When the Prussian envoy to Switzerland, Theodor von Rochow, claimed to have learned from a reliable source that Alban and Cratz had lured Lessing to Enge on the pretext of meeting a lady and then killed him, they were both arrested. However, they vigorously denied the charge. As political undesirables, they were used to being questioned and were adept at sidestepping awkward questions. As the authorities were unable to make anything stick against them, Alban und Cratz were duly released. In the end, August Baron von Eyb was the only person who faced charges. During the proceedings, it emerged that he wasn’t a baron at all and that his real name was Zacharias Aldinger. He had also been spying for the police since July 1834 as a key player in Young Germany in Switzerland. His reports on the latest happenings among the political exiles in Switzerland were even delivered personally to Austrian State Chancellor Metternich. However, the only charge that stood up in court against Eyb/Aldinger was passport forgery.
The published ruling of Zurich Criminal Court, 1837.
The published ruling of Zurich Criminal Court, 1837.   Google Books
The failure to bring Lessing’s murderer(s) to justice may well have had something to do with a lack of interest among certain influential figures in Zurich’s political and legal circles. Not only did these people sympathise with the exiles and their ideas, they were also keen to avoid anyone looking too closely at their own affairs. And with good reason, quite a few revolutionary-minded Zurich cantonal councillors had protected the politically active refugees and even given them financial support in some cases.
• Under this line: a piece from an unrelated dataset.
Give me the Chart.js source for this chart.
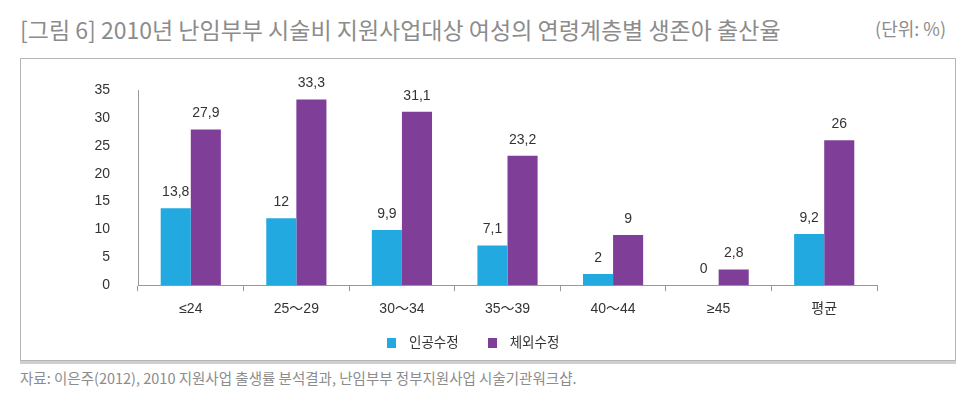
<!DOCTYPE html>
<html>
<head>
<meta charset="utf-8">
<script src="https://cdn.jsdelivr.net/npm/chart.js@4"></script>
<style>
  body { margin: 0; background: #fff; font-family: "Noto Sans CJK KR", sans-serif; }
  #title { position: absolute; left: 20px; top: 12px; font-size: 23px; color: #8c8c8c; white-space: nowrap; }
  #unit { position: absolute; right: 20px; top: 15px; font-size: 18px; color: #8c8c8c; }
  #box { position: absolute; left: 20px; top: 58px; width: 934px; height: 301px; border: 1px solid #b5b5b5; box-shadow: 0 3px 0 #cfcfcf; }
  #legend { position: absolute; left: 366px; top: 272px; font-size: 13.5px; color: #333; white-space: nowrap; line-height: 20px; }
  #legend span.item { display: inline-block; margin-right: 29px; }
  #legend i { display: inline-block; width: 9px; height: 10px; margin-right: 13px; vertical-align: -1px; }
  #source { position: absolute; left: 20px; top: 367px; font-size: 14.5px; color: #8c8c8c; white-space: nowrap; }
</style>
</head>
<body>
<div id="title">[그림 6] 2010년 난임부부 시술비 지원사업대상 여성의 연령계층별 생존아 출산율</div>
<div id="unit">(단위: %)</div>
<div id="box"><canvas id="chart" width="934" height="301"></canvas><div id="legend"></div></div>
<div id="source">자료: 이은주(2012), 2010 지원사업 출생률 분석결과, 난임부부 정부지원사업 시술기관워크샵.</div>
<script>
const ageGroups = ['≤24', '25～29', '30～34', '35～39', '40～44', '≥45', '평균'];
const seriesNames = ['인공수정', '체외수정'];
const artificialInsemination = [13.8, 12, 9.9, 7.1, 2, 0, 9.2];
const ivf = [27.9, 33.3, 31.1, 23.2, 9, 2.8, 26];
const yTicks = [0, 5, 10, 15, 20, 25, 30, 35];
const colors = ['#22a9e0', '#7f3f98'];

// draw value labels above each bar, comma as decimal mark like the original
const valueLabels = {
  id: 'valueLabels',
  afterDatasetsDraw(chart) {
    const ctx = chart.ctx;
    ctx.save();
    ctx.font = '14px "Liberation Sans", Arial, sans-serif';
    ctx.fillStyle = '#333';
    ctx.textAlign = 'center';
    ctx.textBaseline = 'middle';
    chart.data.datasets.forEach((ds, i) => {
      chart.getDatasetMeta(i).data.forEach((bar, j) => {
        const txt = String(ds.data[j]).replace('.', ',');
        ctx.fillText(txt, bar.x, bar.y - 16);
      });
    });
    ctx.restore();
  }
};

const ctx = document.getElementById('chart').getContext('2d');
const chart = new Chart(ctx, {
  type: 'bar',
  data: {
    labels: ageGroups,
    datasets: [
      {
        label: seriesNames[0],
        data: artificialInsemination,
        backgroundColor: colors[0],
        categoryPercentage: 0.57,
        barPercentage: 1
      },
      {
        label: seriesNames[1],
        data: ivf,
        backgroundColor: colors[1],
        categoryPercentage: 0.57,
        barPercentage: 1
      }
    ]
  },
  options: {
    responsive: false,
    animation: false,
    layout: { padding: { left: 60, right: 78, top: 31, bottom: 32 } },
    scales: {
      x: {
        grid: { drawOnChartArea: false, color: '#999', tickLength: 6, offset: true },
        border: { color: '#999' },
        ticks: { color: '#333', font: { size: 14, family: '"Liberation Sans", "Noto Sans CJK KR", sans-serif' }, padding: 10 }
      },
      y: {
        min: 0,
        max: 35,
        afterBuildTicks: (axis) => { axis.ticks = yTicks.map(v => ({ value: v })); },
        afterFit: (axis) => { axis.width = 57; },
        grid: { display: false },
        border: { color: '#999' },
        ticks: { color: '#333', padding: 20, font: { size: 14, family: '"Liberation Sans", Arial, sans-serif' } }
      }
    },
    plugins: {
      legend: { display: false },
      tooltip: { enabled: false }
    }
  },
  plugins: [valueLabels]
});

// legend below the axis, built from the datasets
document.getElementById('legend').innerHTML = chart.data.datasets
  .map(ds => `<span class="item"><i style="background:${ds.backgroundColor}"></i>${ds.label}</span>`)
  .join('');
</script>
</body>
</html>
Even the President of the Zurich Supreme Court, Friedrich Ludwig Keller, could be considered one of Lessing’s enemies: in a letter to his handlers, Lessing claimed that Keller was a member of Mazzini’s Young Europe and that he had misappropriated funds held by Young Germany. And that’s not all: Lessing described Keller as a “devious” man of “poor character”, who “although he had a wife and children, also had relationships with other women”, according to the contemporary account by Jodocus Donatus Hubertus Temme.
President of the Zurich Supreme Court, Friedrich Ludwig Keller, was accused of being a member of Young Europe by Ludwig Lessing.
President of the Zurich Supreme Court, Friedrich Ludwig Keller, was accused of being a member of Young Europe by Ludwig Lessing. Wikimedia

Nationwide repercussions

Ludwig Lessing’s murder played a big part in the enactment of the ‘Fremdenconclusum’ by the meeting of delegates from the separate cantons, known as the ‘Tagsatzung’ on 11 August 1836. It stipulated that refugees, “who abused the safe haven granted to them by the cantons and jeopardised the inner security and peace or neutrality of Switzerland and its international relations (…),” should be deported. This was Switzerland’s response to foreign pressure. The Confederation had long been a thorn in the side of the conservative powers of the Holy Alliance (Russia, Austria and Prussia) due to its relatively liberal and democratic political development and accommodating asylum policy. The three nations saw Switzerland as a hotbed of political unrest and a revolutionary tinderbox. The question of political refugees was a longstanding source of diplomatic conflict. At the end of 1834, Austria even threatened to block the border and impose a trade embargo unless Switzerland tightened up its regulation of aliens and expelled political exiles wanted in their home countries. Following the enactment of the ‘Fremdenconclusum’ – which was incidentally repealed just two years later − Carl Cratz and Zacharias Aldinger, alias Baron von Eyb, plus 154 other political refugees were expelled from Switzerland. Julius Alban, however, was allowed to remain at the University of Zurich. Friedrich Ehrhardt, one of Zurich’s most active political exiles, was so well shielded that he actually secured employment at the Zurich District Court in spite of being a suspect in the Lessing case. As early as 1836, he joined the law firm of Zurich Cantonal Parliament President (and subsequently Federal Councillor) Jonas Furrer. Following his naturalisation, Ehrhardt became Zurich public prosecutor and a colonel in the Swiss army. The pinnacle of the erstwhile communist’s career came when he was appointed legal counsel to railway pioneer Alfred Escher. Nonetheless, suspicion over his involvement in Ludwig Lessing’s murder hung over him until his death in 1896.